The beleaguered company has been down on its luck ever since the then CEO fiddled with the public companies stock prospects according to allegations. The subsequent investigation and resulting court cases have not yet been finalized, however, the abit brand was sold to Universal Scientific Industrial and the proceeds were used to level off some of the debt the public company had incurred.
Universal Scientific Industrial Co., Ltd. is a DMS/ODM/OEM manufacturer in 4C (Computing, Communications, Consumer Electronics and Car Electronics) industries, which means other companies employ them to design (in some cases) and manufacture for them. Brands they have dealings with include HP, Dell and ASUS, Since USI is part of ASE, one of the largest Semiconductor manufacturers in the world today, which was purported to be under consideration for a partnership with the Carlisle group not too long ago.
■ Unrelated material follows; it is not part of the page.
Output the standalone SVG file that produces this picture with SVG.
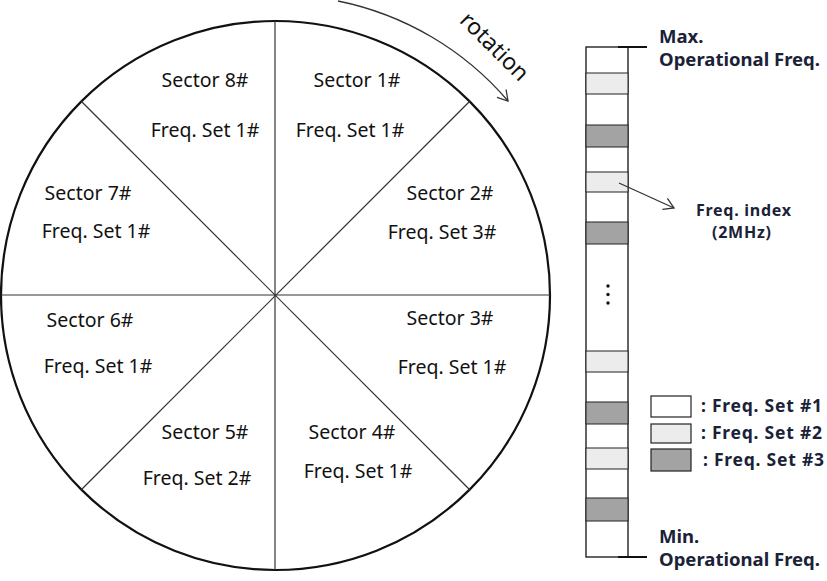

One has to question what the purpose to buy abit was. However since they bought abit in a bid battle between several big players, rumoured to be ECS, Foxconn and Asus, most of the original abit support and admin staff were laid off. The marketing team remained, as did the PM team with all the key engineers needed to continue making high-end to mainstream motherboards. That was in early 2006.
As of the end of July 2008, most of the Research and Development team have been laid off, and between 3-4 people from almost every engineering department from Quality Control to Field Application Engineers too. Everyone from the previous PM team who designed the likes of the MAX and Fatal1ty series that many enthusiasts grew to love have all moved on over the last year. There doesn't seem to be much left of what was once a prosperous and productive team well worth recognition. Some of those PM members went to Biostar, and others went to Foxconn. Both companies have seen a marked improvement in enthusiast level products recently, with abit's offerings becoming more and more mediocre. The irony was that many times abit could not use USI resources as they charged too much, or did not have the Quality Control in place for the enthusiast sector. Pretty strange considering that USI is supposed to own abit and ideally help it's underling to achieve better products with better results. The bottom line is that USI never understood the brand and never leveraged it as it could have. The abit GM who had stood firm and resolutely as he handed over control to the new masters eventually left for personal reasons, leaving a new person in charge who had no experience in the enthusiast sector. That person hailed from another semi-conductor firm, and has been applying those threadbare methods of lower margins, but higher volumes. While some would say these methods are slowly crippling the enthusiast aspect of the abit brand, the subsequent loss of faith in the abit brand by the public at large has resulted in warehouses being full and few if any buyers lining up.
Looking deeper at the USI acquisition of abit, one has to question in which direction are they headed? Recent shows and events such as CeBIT and Computex suggest the motherboard line-up was still pretty strong. I'm guessing the resulting orders have not been what were required and as such the lay-off stands to reason. Does this mean an end to abit? Or simply an end to the motherboard segment, while the company does a subtle shift to align itself more closely with what USI can make easily, namely: notebooks, UMPC's and photo frames. Dare I ask if the photo frame can be overclocked?